Foreign Currency

Yen trips past 160-per-dollar to April 1990 lows


By Vidya Ranganathan

SINGAPORE (Reuters) – The Japanese yen hit its weakest levels since April 1990 on Monday, in trading thinned by a holiday in Japan and attempts by traders to test key levels and stop-loss orders in a nervous, illiquid market.

The dollar rose as far as 160.245 yen in a sudden move after the yen traded in a narrow 158.05-158.15 range in early deals.

A portfolio manager said “stops” on the pair at the key 160 level had been “taken out”, meaning the yen’s descent had forced those with long yen holdings and stop-loss orders around that big level to square positions, exacerbating its slide.

The yen’s move barely affected the euro and sterling, both of which stayed near the bottom of the ranges hit during Friday’s volatile session.

Markets are on guard for any intervention by Japanese authorities to contain the yen’s nearly 11% fall this year.

While the yen had its biggest drop in six months on Friday, it also briefly surged to 154.97 to the dollar, triggering speculation that Japanese authorities may have checked currency rates ahead of likely intervention. It was not immediately clear what caused the move.

Japan’s yen was at 159.105 by 0200 GMT, down 0.5%. Tokyo markets were closed for the first of the country’s Golden Week holidays.

The yen had moved nearly 3.5 yen between 158.445 and 154.97 on Friday as traders vented their disappointment after the Bank of Japan kept policy settings unchanged and offered few clues on reducing its Japanese government bond (JGB) purchases – a move that might have put a floor under the yen.

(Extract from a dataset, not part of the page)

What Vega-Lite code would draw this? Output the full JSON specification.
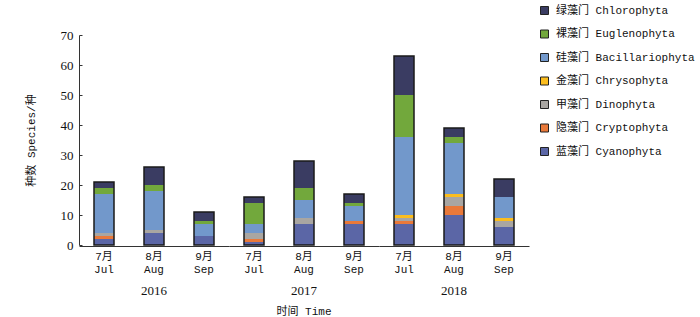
{
  "$schema": "https://vega.github.io/schema/vega-lite/v6.json",
  "padding": {"left": 25, "top": 5, "right": 5, "bottom": 0},
  "data": {"values": [
    {"year": "2016", "month": "Jul", "phylum": "蓝藻门 Cyanophyta", "value": 2},
    {"year": "2016", "month": "Jul", "phylum": "隐藻门 Cryptophyta", "value": 1},
    {"year": "2016", "month": "Jul", "phylum": "甲藻门 Dinophyta", "value": 1},
    {"year": "2016", "month": "Jul", "phylum": "硅藻门 Bacillariophyta", "value": 13},
    {"year": "2016", "month": "Jul", "phylum": "裸藻门 Euglenophyta", "value": 2},
    {"year": "2016", "month": "Jul", "phylum": "绿藻门 Chlorophyta", "value": 2},
    {"year": "2016", "month": "Aug", "phylum": "蓝藻门 Cyanophyta", "value": 4},
    {"year": "2016", "month": "Aug", "phylum": "甲藻门 Dinophyta", "value": 1},
    {"year": "2016", "month": "Aug", "phylum": "硅藻门 Bacillariophyta", "value": 13},
    {"year": "2016", "month": "Aug", "phylum": "裸藻门 Euglenophyta", "value": 2},
    {"year": "2016", "month": "Aug", "phylum": "绿藻门 Chlorophyta", "value": 6},
    {"year": "2016", "month": "Sep", "phylum": "蓝藻门 Cyanophyta", "value": 3},
    {"year": "2016", "month": "Sep", "phylum": "硅藻门 Bacillariophyta", "value": 4},
    {"year": "2016", "month": "Sep", "phylum": "裸藻门 Euglenophyta", "value": 1},
    {"year": "2016", "month": "Sep", "phylum": "绿藻门 Chlorophyta", "value": 3},
    {"year": "2017", "month": "Jul", "phylum": "蓝藻门 Cyanophyta", "value": 1},
    {"year": "2017", "month": "Jul", "phylum": "隐藻门 Cryptophyta", "value": 1},
    {"year": "2017", "month": "Jul", "phylum": "甲藻门 Dinophyta", "value": 2},
    {"year": "2017", "month": "Jul", "phylum": "硅藻门 Bacillariophyta", "value": 3},
    {"year": "2017", "month": "Jul", "phylum": "裸藻门 Euglenophyta", "value": 7},
    {"year": "2017", "month": "Jul", "phylum": "绿藻门 Chlorophyta", "value": 2},
    {"year": "2017", "month": "Aug", "phylum": "蓝藻门 Cyanophyta", "value": 7},
    {"year": "2017", "month": "Aug", "phylum": "甲藻门 Dinophyta", "value": 2},
    {"year": "2017", "month": "Aug", "phylum": "硅藻门 Bacillariophyta", "value": 6},
    {"year": "2017", "month": "Aug", "phylum": "裸藻门 Euglenophyta", "value": 4},
    {"year": "2017", "month": "Aug", "phylum": "绿藻门 Chlorophyta", "value": 9},
    {"year": "2017", "month": "Sep", "phylum": "蓝藻门 Cyanophyta", "value": 7},
    {"year": "2017", "month": "Sep", "phylum": "隐藻门 Cryptophyta", "value": 1},
    {"year": "2017", "month": "Sep", "phylum": "硅藻门 Bacillariophyta", "value": 5},
    {"year": "2017", "month": "Sep", "phylum": "裸藻门 Euglenophyta", "value": 1},
    {"year": "2017", "month": "Sep", "phylum": "绿藻门 Chlorophyta", "value": 3},
    {"year": "2018", "month": "Jul", "phylum": "蓝藻门 Cyanophyta", "value": 7},
    {"year": "2018", "month": "Jul", "phylum": "隐藻门 Cryptophyta", "value": 1},
    {"year": "2018", "month": "Jul", "phylum": "甲藻门 Dinophyta", "value": 1},
    {"year": "2018", "month": "Jul", "phylum": "金藻门 Chrysophyta", "value": 1},
    {"year": "2018", "month": "Jul", "phylum": "硅藻门 Bacillariophyta", "value": 26},
    {"year": "2018", "month": "Jul", "phylum": "裸藻门 Euglenophyta", "value": 14},
    {"year": "2018", "month": "Jul", "phylum": "绿藻门 Chlorophyta", "value": 13},
    {"year": "2018", "month": "Aug", "phylum": "蓝藻门 Cyanophyta", "value": 10},
    {"year": "2018", "month": "Aug", "phylum": "隐藻门 Cryptophyta", "value": 3},
    {"year": "2018", "month": "Aug", "phylum": "甲藻门 Dinophyta", "value": 3},
    {"year": "2018", "month": "Aug", "phylum": "金藻门 Chrysophyta", "value": 1},
    {"year": "2018", "month": "Aug", "phylum": "硅藻门 Bacillariophyta", "value": 17},
    {"year": "2018", "month": "Aug", "phylum": "裸藻门 Euglenophyta", "value": 2},
    {"year": "2018", "month": "Aug", "phylum": "绿藻门 Chlorophyta", "value": 3},
    {"year": "2018", "month": "Sep", "phylum": "蓝藻门 Cyanophyta", "value": 6},
    {"year": "2018", "month": "Sep", "phylum": "甲藻门 Dinophyta", "value": 2},
    {"year": "2018", "month": "Sep", "phylum": "金藻门 Chrysophyta", "value": 1},
    {"year": "2018", "month": "Sep", "phylum": "硅藻门 Bacillariophyta", "value": 7},
    {"year": "2018", "month": "Sep", "phylum": "绿藻门 Chlorophyta", "value": 6}
  ]},
  "transform": [
    {"calculate": "indexof(['绿藻门 Chlorophyta','裸藻门 Euglenophyta','硅藻门 Bacillariophyta','金藻门 Chrysophyta','甲藻门 Dinophyta','隐藻门 Cryptophyta','蓝藻门 Cyanophyta'], datum.phylum)", "as": "rank"}
  ],
  "facet": {
    "column": {
      "field": "year", "type": "ordinal",
      "header": {
        "labelOrient": "bottom", "titleOrient": "bottom",
        "title": "时间 Time",
        "labelFont": "Liberation Serif", "labelFontSize": 13, "labelPadding": 11, "labelColor": "#111",
        "titleFont": "Liberation Mono, Noto Sans CJK SC", "titleFontSize": 11, "titleFontWeight": "normal", "titlePadding": -2, "titleColor": "#111"
      }
    }
  },
  "spacing": 0,
  "spec": {
    "width": {"step": 50},
    "height": 210,
    "encoding": {
      "x": {
        "field": "month", "type": "nominal", "sort": ["Jul", "Aug", "Sep"],
        "scale": {"paddingInner": 0.6, "paddingOuter": 0.3},
        "axis": {
          "title": null, "labelAngle": 0, "ticks": false,
          "labelExpr": "[{'Jul':'7月','Aug':'8月','Sep':'9月'}[datum.value], datum.value]",
          "labelFont": "Liberation Mono, Noto Sans CJK SC", "labelFontSize": 11, "labelLineHeight": 13,
          "labelColor": "#111", "labelPadding": 4, "domainColor": "#333"
        }
      },
      "y": {
        "aggregate": "sum", "field": "value", "type": "quantitative",
        "scale": {"domain": [0, 70]},
        "axis": {
          "title": "种数 Species/种", "grid": false,
          "values": [0, 10, 20, 30, 40, 50, 60, 70],
          "tickSize": -3, "labelPadding": 9, "tickColor": "#333", "domainColor": "#333",
          "labelFont": "Liberation Serif", "labelFontSize": 13, "labelColor": "#111",
          "titleFont": "Liberation Mono, Noto Sans CJK SC", "titleFontSize": 11, "titleFontWeight": "normal",
          "titleColor": "#111", "titlePadding": 24
        }
      }
    },
    "layer": [
      {
        "mark": {"type": "bar"},
        "encoding": {
          "color": {
            "field": "phylum", "type": "nominal",
            "scale": {
              "domain": ["绿藻门 Chlorophyta", "裸藻门 Euglenophyta", "硅藻门 Bacillariophyta", "金藻门 Chrysophyta", "甲藻门 Dinophyta", "隐藻门 Cryptophyta", "蓝藻门 Cyanophyta"],
              "range": ["#3a3c62", "#72a83c", "#7298cb", "#fbbd1e", "#a9a6a2", "#e9793a", "#5b66a6"]
            },
            "legend": {
              "title": null, "orient": "none", "legendX": 460, "legendY": -30,
              "symbolType": "square", "symbolSize": 64, "symbolStrokeColor": "#222", "symbolStrokeWidth": 1,
              "symbolOpacity": 1,
              "labelFont": "Liberation Mono, Noto Sans CJK SC", "labelFontSize": 11, "labelColor": "#111",
              "rowPadding": 10.5, "padding": 0, "labelOffset": 6
            }
          },
          "order": {"aggregate": "min", "field": "rank", "type": "quantitative", "sort": "descending"}
        }
      },
      {
        "mark": {"type": "bar", "filled": false, "stroke": "#1a1a1a", "strokeWidth": 1.5}
      }
    ]
  },
  "config": {"view": {"stroke": null}}
}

The Federal Reserve’s May 1 policy review is the prime focus for markets this week, with investors already anticipating a delay in its rate cuts after a batch of sticky U.S. inflation and as officials including Chair Jerome Powell emphasise even those plans are dependent on data.

Vishnu Varathan, head of Asia economics and strategy at Mizuho Bank in Singapore, expects the dollar-yen pair will see more two-way action until the Federal Open Market Committee (FOMC) meeting, unlike in the past few weeks when hawkish Fed expectations had kept the dollar steadily rising against most other currencies.

“The bar is pretty high for a sustained hawkish surprise, which would in turn lift yields,” he said, referring to the Fed.

“So, from a yield-spread perspective between U.S. Treasuries and JGBs, for that to continue to fuel further yen depreciation, the bar is really high because the Fed may not be tilting as hawkish as markets expect either.”

“The BOJ disappointment might be transcribed onto the FOMC insofar that they may be more undecided than decidedly hawkish.”

The Fed is seen holding its benchmark interest rate steady at 5.25%-to-5.5% at the April 30-May 1 meeting. Investors now see perhaps only a single cut this year, currently anticipated by November, according to the CME’s FedWatch tool.

Sterling was at $1.2522, up 0.22%, but still some distance from Friday’s $1.2541 highs.